Tell us a little bit about what your role as the Resident Director for Melbourne.
I’m the go to guy for Melbourne! My role involves looking after all the students who come through Melbourne, be that for semester programs, internships or our short terms programs. I arrange all their logistics but also help them engage in Melbourne culture by taking them to various events during their time here and making sure they sample plenty of Melbourne’s coffee!
What is your favorite part of the job?
Getting to show people the amazing city I live in and getting them excited about it. It’s not hard, what’s not to love about Melbourne right?!
What initially got you into this field?
I used to work in International Recruitment for a University and I was ready for a change. I love travel and have a big passion for the arts and music, and when I was approached about working for TEAN it seemed like the perfect fit for me. I could couple my experience in Education with my outgoing personality and passions.
What do you think makes Melbourne a great city for students to study abroad?
I think that no matter what you’re into, you can find it in Melbourne. It caters for the sports mad, the music lovers, the art aficionados, the film geeks, the theatre nerds, the foodies, the adventurous nature lovers, and of course those obsessed with coffee. People ask me where they can get the best coffee in Melbourne and I honestly cannot tell them. 99% of the cafes you go to will serve you a delicious brew – we’re spoilt for choice!
What experience do you recommend every study abroad student should have in Melbourne before returning home from their semester?
Go to the footy! Aussie Rules Football is unlikely anything you will ever see. It’s such a fast paced, dynamic, high scoring game and if you go to a match at the Melbourne Cricket Ground (the MCG) you will have a great time. I’d also recommend going to a music festival, going to see some theatre (we have so much of it in Melbourne) and visiting Lygon Street, Melbourne’s Little Italy for some hearty italian food.
What is your favorite cultural event that you lead each semester?

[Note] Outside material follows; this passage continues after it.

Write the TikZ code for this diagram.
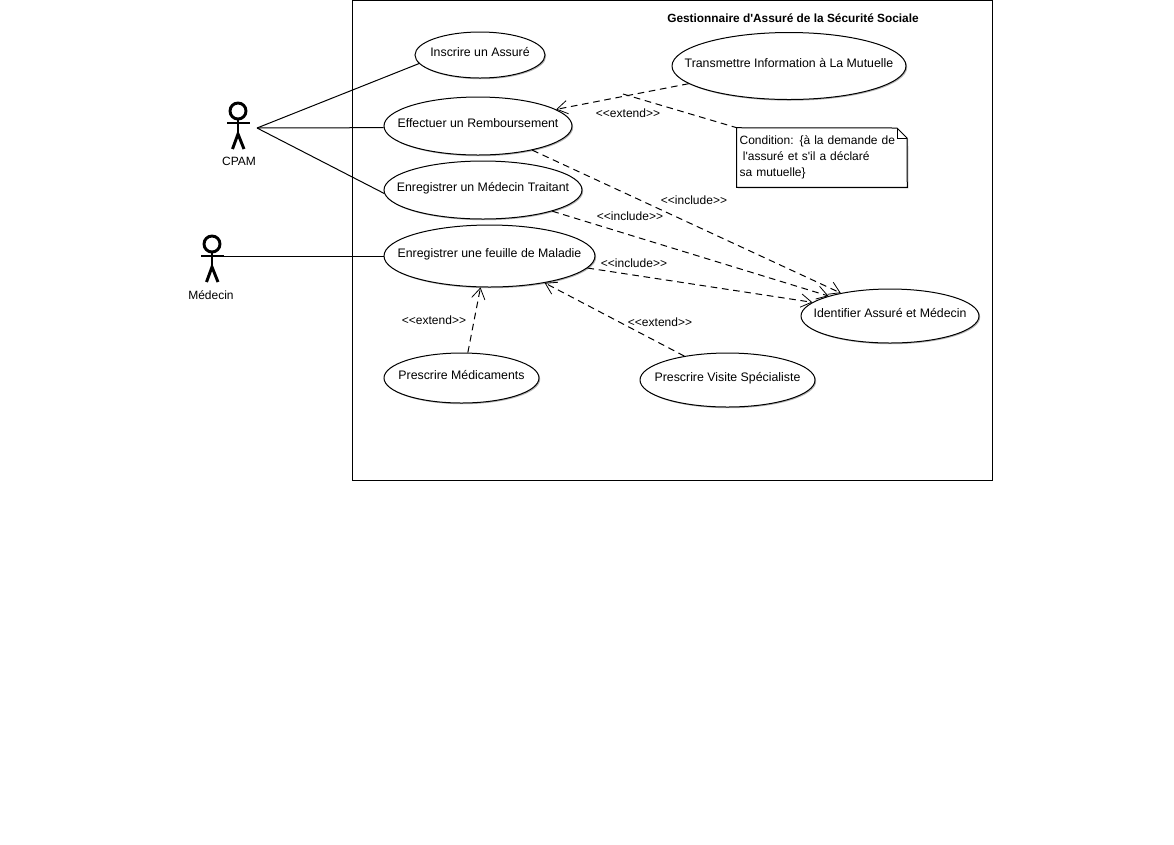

Going to a music gig. Melbourne has a lot of live music venues and I love sharing my passion for local independent music with my students. I always take them one of Melbourne’s iconic music venues and make. sure they see an Australian or NZ artist. Some of the students have never been to a gig before so it’s really special
What local tips would you give to someone who visiting Melbourne for the first time?
Explore off the grid. Melbourne is a well planned city, the centre is a giant grid so you can’t get lost. But the downside to this as a tourist or someone new to the city, is that you may not veer off the grid – and that’s where Melbourne comes alive. Melbourne’s laneways and ally’s have some of the best cafes, bars and boutique stores that you would never discover if you stayed on the grid. Like I always tell my students, “If it’s not up a staircase or down a laneway, it’s not worth going to.”
You’ve been to every continent except Antarctica. What have been some of your travel highlights from those adventures?
Many years ago I did a big road trip around the US with a friend. We started in San Diego and all we knew is that we had to fly out from New York three months later. We opened a map and decided each day where we would head to next. It was spontaneous and exciting and I met some of the greatest people and saw parts of the US I would never have know about. I recently went to Morocco with my two younger siblings. Travelling with family is something else! We had an amazing experience, it was a huge culture shock, much more than we anticipated but we had the best time. I’ll never forget the beautiful town of Chefchaouen, riding a camel through the Sahara Desert or drinking fresh juice from a stall in Marrakesh.